| | I don't know much about your field of study but I fail to see how a new piece of scientific knowledge can fail to integrate or contradict objectivism.
Well... given the physics discussion, that's one area where objectivism may have trouble. I don't know physics from a hole in the wall, but I'd say if QM is a problem, I'd hate to see how anything after QM might look like.
My specific field interest is cognitive and psychological neuroscience. That means that I study cognition, emotion, and behavior in terms of neuroscience, i.e. the materiality of the brain, while applying systems/complex/fuzzy thinking. I'm also interested in converging aesthetic study, linguistic study, and paleoanthropology with respect to neuroscience.
For linguistics: How language and thought relate to each other. How languages evolve and how that relates to how the brain/mind evolved. How both are still evolving. How the structure of sentences are a clue to thought process. How knowing several languages affect ways in which humans think, especially knowing an Eastern language versus a Western one. (I notice in me a subtle change in thought/emotional pattern when I speak Chinese vs. English). How language can be a window into thought processes, and hence, psychology, of a person.
For aesthetics: Emotional, psychological, and cognitive connection to color, shapes, a whole art piece. How art affects the brain. How individual differences in neurophysiology may affect cognitive, emotional, and psychological connection to an art piece. How neurophysiology affects art-making. How talent is established, versus nontalent; etc.

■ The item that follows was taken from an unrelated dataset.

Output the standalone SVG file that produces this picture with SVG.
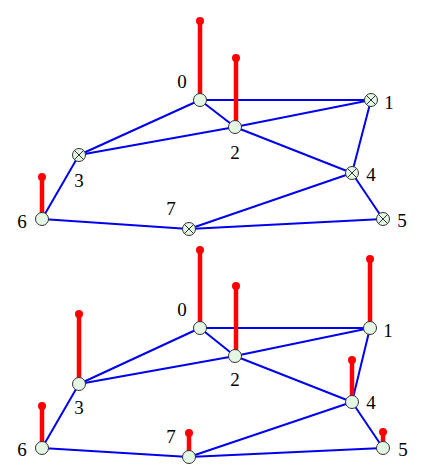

Behavior/psychology: How much does behavior tell about the brain processes. Is behavior always indicative of brain states, and how does volition appear to control what behavior is shown. Behavior that is *not* volitionally controlled. The interaction between emotion and volition. When does volition not control emotion. The presence of emotion in all activity. Differences/similarities in volitional or emotional ranges in differing humans (or groups of humans). Differences in individual behavior versus group behavior. How volition is affected by group dynamics. And since I was in a religious cult, I'm also interested in cognition, emotion, and psychology as it is picked up and/or acts in cultish behavior in individuals and groups.
Cognition: Concept-forming. Perception and its relationship to conception. Categorization. Network and blending theory of concept interaction and placement. How this relates to memory. How cognition is different in humans. How cognition is different in nonhumans. Neural correlates of cognition and the role of volition in cognition. Unconscious cognition, i.e. dreams and drugs. How cognition relates to language-- verbal, gestural. How cognition relates to behavior or psychological states, nonverbal & verbal. Subtle cognition such as cognitive biases, cognitive distortion.
Paleoanthropology: I'm interested in the evolution of humans. The differences in brains between species of Homo. Studying tools, clothes, settlements, art, etc. to gain insight into cognitive abilities, trends, and evolution. Basically, I'm intersted in evolution of mind that happened with evoluton of brain. A historical context would give deeper meaning into the current states of our brain/mind in comparison. This would tie into evolution of languages.
Systems thinking: How do all of the above tie together? Looking at things big picture, on geologic time scale as well as millisecond time scale. Studying interactions; from neuron-to-neuron to person-to-person to group-to-group. Seeing in-group behavior, cognitive trends, emotional trends. Seeing group-to-world interaction, individual-to-world interaction. Seeing the above in a multidimensional framework, i.e. networks, visuals, feedback systems, subsystems, etc. How interactions work and how they would exist/change dynamically and adaptively in complex systems such as the brain/mind, language, history, etc. How these systems can evolve. How categorization evolves. How systems blur boundaries.
This is what I'm into, what I sneakily look up on PubMed when I should be regurgitating history or philosophy. Currently, objectivism itself lends to my life through its pro-individualism, pro-thought, pro-reason, pro-reality, pro-"do your own work", pro-science, pro-progress, pro-personal-responsibility stance. I use these aspects/guidelines to do all of the above. The first field I went into, web design, was rather cutting edge and new. The second field, cognitive neuroscience, is the same. If objectivism is to survive in my life, it must integrate the edge of knowledge; it must survive my intellect and my education. It must survive evolution--- of knowledge, of our brains, of our world. A good test is to see if it can survive and evolve for as long as science has survived and evolved.